Ainda assim, os bancos comerciais têm um apetite volátil pela criação de dinheiro. Os economistas autores do Plano de Chicago pensaram que o chamado ciclo de negócios estava diretamente relacionado com esse apetite, com as recessões (e a Grande Depressão) a estarem entre as consequências. E qual a solução deles? Um rácio de 1:1 de empréstimos para reservas, com cada $1 em empréstimos suportado por $1 em depósitos. Apesar de na altura o plano ter gerado muito interesse, acabou por cair na obscuridade.
O Plano de Chicago Revisitado
Na sequência da crise financeira, muitos começaram a reconsiderar o Plano de Chicago. Mas a principal reavaliação do plano aconteceu depois de Jaromir Benes e Michael Kumhof – dois economistas do FMI – terem publicado um paper intitulado “O Plano de Chicago Revisitado” em Agosto de 2012. Benes e Kumhof não só revisitaram o Plano de Chicago como também o testaram com os modelos econométricos modernos da economia. Antes de discutir os resultados dos seus testes, vejamos quais eram os alegados benefícios do Plano de Chicago original, como definido por Fisher em 1936:
- Maior controlo de uma principal fonte de flutuações do ciclo de negócios, incluindo a imprevisibilidade de expansão e contração do crédito dos bancos e, consequentemente, a oferta do dinheiro criado pelos bancos.
- A completa eliminação da corrida aos bancos.
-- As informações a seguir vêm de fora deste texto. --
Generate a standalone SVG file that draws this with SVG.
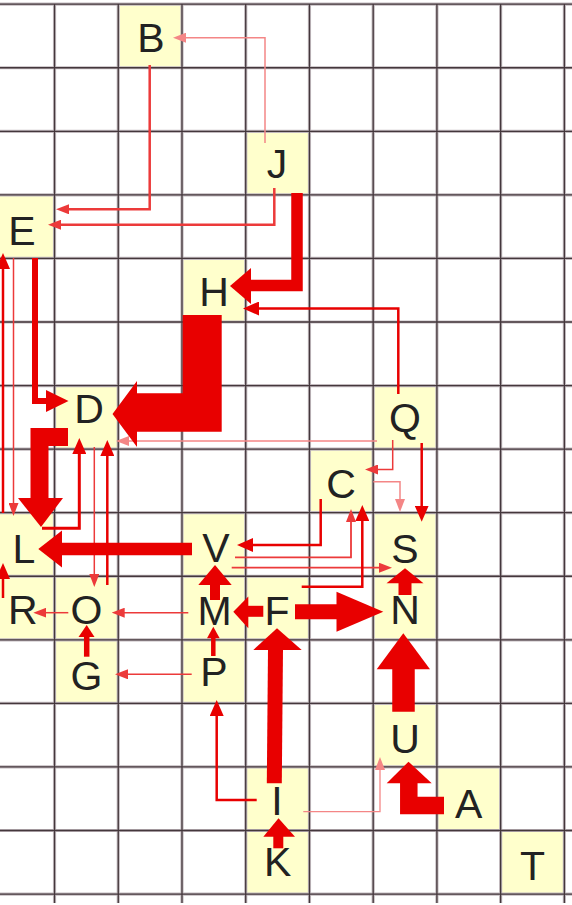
<svg xmlns="http://www.w3.org/2000/svg" width="572" height="905" viewBox="0 0 572 905">
<style>
.bg{fill:#ffffff}
.cell{fill:#ffffcc}
.lbl{font-family:"Liberation Sans",Arial,sans-serif;font-size:41px;fill:#222222;text-anchor:middle}
.gh{stroke:#c2babe;stroke-width:3.2;fill:none}
.gd{stroke:#44373c;stroke-width:1.3;fill:none}
.e{fill:none;stroke-linejoin:miter;stroke-linecap:butt}
.r1{stroke:#e80000}
.r2{stroke:#ec3a3a}
.r3{stroke:#f48686}
.hd{fill:#e80000;stroke:none}
</style>
<defs>
<marker id="sM" viewBox="0 0 13 10" markerWidth="13" markerHeight="10" refX="3" refY="5" orient="auto" markerUnits="userSpaceOnUse"><path d="M0,0L13,5L0,10z" fill="#ec3a3a"/></marker>
<marker id="sL" viewBox="0 0 13 10" markerWidth="13" markerHeight="10" refX="3" refY="5" orient="auto" markerUnits="userSpaceOnUse"><path d="M0,0L13,5L0,10z" fill="#f48686"/></marker>
<marker id="mM" viewBox="0 0 16 14" markerWidth="16" markerHeight="14" refX="3" refY="7" orient="auto" markerUnits="userSpaceOnUse"><path d="M0,0L16,7L0,14z" fill="#e80000"/></marker>
</defs>
<rect class="bg" x="0" y="0" width="572" height="905"/>
<g id="nodes">
<g id="node-B"><rect class="cell" x="118.26" y="4.2" width="63.73" height="63.56"/><text class="lbl" x="151" y="51.5">B</text></g>
<g id="node-J"><rect class="cell" x="245.72" y="131.32" width="63.73" height="63.56"/><text class="lbl" x="277" y="178">J</text></g>
<g id="node-E"><rect class="cell" x="-9.2" y="194.88" width="63.73" height="63.56"/><text class="lbl" x="22" y="244.7">E</text></g>
<g id="node-H"><rect class="cell" x="181.99" y="258.44" width="63.73" height="63.56"/><text class="lbl" x="214" y="305.7">H</text></g>
<g id="node-D"><rect class="cell" x="54.53" y="385.56" width="63.73" height="63.56"/><text class="lbl" x="89" y="422.7">D</text></g>
<g id="node-Q"><rect class="cell" x="373.18" y="385.56" width="63.73" height="63.56"/><text class="lbl" x="405" y="432">Q</text></g>
<g id="node-C"><rect class="cell" x="309.45" y="449.12" width="63.73" height="63.56"/><text class="lbl" x="341" y="498">C</text></g>
<g id="node-L"><rect class="cell" x="-9.2" y="512.68" width="63.73" height="63.56"/><text class="lbl" x="24" y="563">L</text></g>
<g id="node-V"><rect class="cell" x="181.99" y="512.68" width="63.73" height="63.56"/><text class="lbl" x="216" y="561.5">V</text></g>
<g id="node-S"><rect class="cell" x="373.18" y="512.68" width="63.73" height="63.56"/><text class="lbl" x="405" y="563">S</text></g>
<g id="node-R"><rect class="cell" x="-9.2" y="576.24" width="63.73" height="63.56"/><text class="lbl" x="22.7" y="623.5">R</text></g>
<g id="node-O"><rect class="cell" x="54.53" y="576.24" width="63.73" height="63.56"/><text class="lbl" x="86.4" y="623.5">O</text></g>
<g id="node-M"><rect class="cell" x="181.99" y="576.24" width="63.73" height="63.56"/><text class="lbl" x="214.5" y="624.7">M</text></g>
<g id="node-F"><rect class="cell" x="245.72" y="576.24" width="63.73" height="63.56"/><text class="lbl" x="277" y="624.7">F</text></g>
<g id="node-N"><rect class="cell" x="373.18" y="576.24" width="63.73" height="63.56"/><text class="lbl" x="405" y="623.7">N</text></g>
<g id="node-G"><rect class="cell" x="54.53" y="639.8" width="63.73" height="63.56"/><text class="lbl" x="86.4" y="689.5">G</text></g>
<g id="node-P"><rect class="cell" x="181.99" y="639.8" width="63.73" height="63.56"/><text class="lbl" x="214" y="686.4">P</text></g>
<g id="node-U"><rect class="cell" x="373.18" y="703.36" width="63.73" height="63.56"/><text class="lbl" x="405" y="753">U</text></g>
<g id="node-I"><rect class="cell" x="245.72" y="766.92" width="63.73" height="63.56"/><text class="lbl" x="277" y="814.7">I</text></g>
<g id="node-A"><rect class="cell" x="436.91" y="766.92" width="63.73" height="63.56"/><text class="lbl" x="468.8" y="818">A</text></g>
<g id="node-K"><rect class="cell" x="245.72" y="830.48" width="63.73" height="63.56"/><text class="lbl" x="277.6" y="876.4">K</text></g>
<g id="node-T"><rect class="cell" x="500.64" y="830.48" width="63.73" height="63.56"/><text class="lbl" x="532.5" y="879.7">T</text></g>
</g>
<g id="grid">
<path class="gh" d="M0,4.2H572M0,67.76H572M0,131.32H572M0,194.88H572M0,258.44H572M0,322H572M0,385.56H572M0,449.12H572M0,512.68H572M0,576.24H572M0,639.8H572M0,703.36H572M0,766.92H572M0,830.48H572M0,894.04H572M54.53,4.2V903M118.26,4.2V903M181.99,4.2V903M245.72,4.2V903M309.45,4.2V903M373.18,4.2V903M436.91,4.2V903M500.64,4.2V903M564.37,4.2V903"/>
<path class="gd" d="M0,4.2H572M0,67.76H572M0,131.32H572M0,194.88H572M0,258.44H572M0,322H572M0,385.56H572M0,449.12H572M0,512.68H572M0,576.24H572M0,639.8H572M0,703.36H572M0,766.92H572M0,830.48H572M0,894.04H572M54.53,4.2V903M118.26,4.2V903M181.99,4.2V903M245.72,4.2V903M309.45,4.2V903M373.18,4.2V903M436.91,4.2V903M500.64,4.2V903M564.37,4.2V903"/>
</g>
<g id="connectors">
<path class="e r3" stroke-width="1.5" d="M265,143V37.7H183" marker-end="url(#sL)"/>
<path class="e r2" stroke-width="2.5" d="M149.7,65V209.3H66" marker-end="url(#sM)"/>
<path class="e r2" stroke-width="2.5" d="M274.3,188V224.7H58" marker-end="url(#sM)"/>
<path class="e r1" stroke-width="2.5" d="M398.3,394V308.5H256" marker-end="url(#mM)"/>
<path class="e r3" stroke-width="1.5" d="M377,441H126" marker-end="url(#sL)"/>
<path class="e r2" stroke-width="1.5" d="M13.5,258V506" marker-end="url(#sM)"/>
<path class="e r1" stroke-width="2.5" d="M3,513V266" marker-end="url(#mM)"/>
<path class="e r1" stroke-width="2.5" d="M3,598V576" marker-end="url(#mM)"/>
<path class="e r1" stroke-width="3" d="M42,528.3H79.3V451" marker-end="url(#mM)"/>
<path class="e r2" stroke-width="1.5" d="M94.3,447V577" marker-end="url(#sM)"/>
<path class="e r1" stroke-width="2.5" d="M107.3,585V453" marker-end="url(#mM)"/>
<path class="e r1" stroke-width="2.5" d="M320.7,499V545H250" marker-end="url(#mM)"/>
<path class="e r2" stroke-width="1.8" d="M235,557.3H351V519" marker-end="url(#sM)"/>
<path class="e r2" stroke-width="1.8" d="M231.7,567.7H382" marker-end="url(#sM)"/>
<path class="e r1" stroke-width="2.5" d="M301.7,586.7H362.3V518" marker-end="url(#mM)"/>
<path class="e r2" stroke-width="1.5" d="M392.7,440V469.5H375" marker-end="url(#sM)"/>
<path class="e r3" stroke-width="1.5" d="M373.3,481.7H400V502" marker-end="url(#sL)"/>
<path class="e r1" stroke-width="2.5" d="M421.7,443V508.7" marker-end="url(#mM)"/>
<path class="e r1" stroke-width="2.5" d="M256.7,800H216.7V713" marker-end="url(#mM)"/>
<path class="e r2" stroke-width="1.5" d="M191.7,674.3H125" marker-end="url(#sM)"/>
<path class="e r2" stroke-width="1.5" d="M68.3,612.7H43.3" marker-end="url(#sM)"/>
<path class="e r2" stroke-width="1.5" d="M188.3,612.7H121.7" marker-end="url(#sM)"/>
<path class="e r3" stroke-width="1.3" d="M303.3,811.7H380V767" marker-end="url(#sL)"/>
<path class="e r1" stroke-width="11.5" d="M297,193V285.5H249"/>
<polygon class="hd" points="251,268 230,286 251,304"/>
<polygon class="hd" points="182.7,315 221.7,315 221.7,431.7 137,431.7 137,447 112.5,414 137,381 137,393.3 182.7,393.3"/>
<path class="e r1" stroke-width="6" d="M35,258V401H48"/>
<polygon class="hd" points="46,390 68.5,401 46,412"/>
<path class="e r1" stroke-width="18" d="M68,437H39.5V499"/>
<polygon class="hd" points="18,498 63,498 41,527"/>
<path class="e r1" stroke-width="12.5" d="M192,549H61"/>
<polygon class="hd" points="62,530.5 38.3,549 62,567.5"/>
<path class="e r1" stroke-width="13" d="M405,595V582"/>
<polygon class="hd" points="386.5,583.3 423.5,583.3 405,568.3"/>
<path class="e r1" stroke-width="10" d="M215,600V584"/>
<polygon class="hd" points="198.3,585 231.7,585 215,565"/>
<path class="e r1" stroke-width="11" d="M263.3,611.3H247"/>
<polygon class="hd" points="248.3,596.5 248.3,628.3 233.3,611.7"/>
<path class="e r1" stroke-width="15" d="M295,611.7H337"/>
<polygon class="hd" points="336.5,591.7 336.5,631.7 383.3,611.7"/>
<path class="e r1" stroke-width="15" d="M274.3,783.3L275.5,649"/>
<polygon class="hd" points="253.3,650 301.7,650 277,628.3"/>
<path class="e r1" stroke-width="10" d="M278.3,848.3V835"/>
<polygon class="hd" points="263.3,836.7 295,836.7 278.5,818.3"/>
<path class="e r1" stroke-width="4.5" d="M213.3,656V637"/>
<polygon class="hd" points="207,638.3 219.7,638.3 213.3,626.7"/>
<path class="e r1" stroke-width="5.5" d="M86.7,656.7V636"/>
<polygon class="hd" points="78.5,637 94.5,637 86.7,625"/>
<path class="e r1" stroke-width="22.5" d="M403.5,711.7V668"/>
<polygon class="hd" points="376.7,669.3 430,669.3 403.3,633.3"/>
<path class="e r1" stroke-width="17.5" d="M444,805.5H408.8V782"/>
<polygon class="hd" points="386.7,783.3 431.7,783.3 408.5,761.7"/>
</g>
</svg>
- Uma redução dramática – talvez até total – da dívidia governamental líquida.
- Uma redução dramática em dívida privada já que a criação de dinheiro deixava de estar ligada à criação de dívida.
Estas são certamente asserções interessantes, e caso saiba qualquer coisa sobre o sistema financeiro, então também sabe que o Plano de Chicago é uma reformulação radical do sistema financeiro global. Mas funcionaria? De acordo com o estudo de Benes e Kumhof a resposta é um impressionante e inequívoco “Sim”:
“Encontramos um forte suporte para as quatro alegações de Fisher, com o potencial para ciclos de negócios muito mais suaves, impossibilidade de corridas aos bancos, uma grande redução de níveis de dívida através da economia e uma substituição dessa dívida através dinheiro livre de dívida emitido pelo Estado. Além disso nenhum destes benefícios é à custa da diminuição das funções úteis de um sistema financeiro privado. Sob o Plano de Chicago as instituições financeiras privadas continuariam com um papel fundamental em providenciar o sistema de pagamentos, facilitando a alocação de capital para os seus usos mais produtivos, facilitando um suavizar intertemporal pelas famílias e empresas. O crédito, especialmente o crédito socialmente útil, que apoia atividades de investimento físico real, continuaria a existir. O que deixaria de existir seria contudo a proliferação do crédito criado, com a iniciativa quase exclusiva das instituições privadas, para o único propósito de criar um fornecimento de dinheiro adequado que pode facilmente ser criado livre de dívida.”
A Islândia tira o manto
A 20 de março de 2015 a Islândia publica os resultados de um estudo intensivo que explorou a viabilidade de terminar com o sistema de reservas fracionais. O relatório, encomendado pelo primeiro-ministro do país, tem o título “Reforma Monetária: um Sistema Monetário melhor para a Islândia”. Nas palavras do autor Frosti Sigurjonsson:
“[O relatório] propõe uma solução estrutural radical para os problemas que nós enfrentamos. A viabilidade e os méritos dessa solução específica devem ser debatidos. Mas independentemente das políticas precisas que forem seguidas, devem ser fundadas na filosofia que o relatório propõe – a criação de dinheiro é demasiado importante para que fique apenas a cabo dos banqueiros.”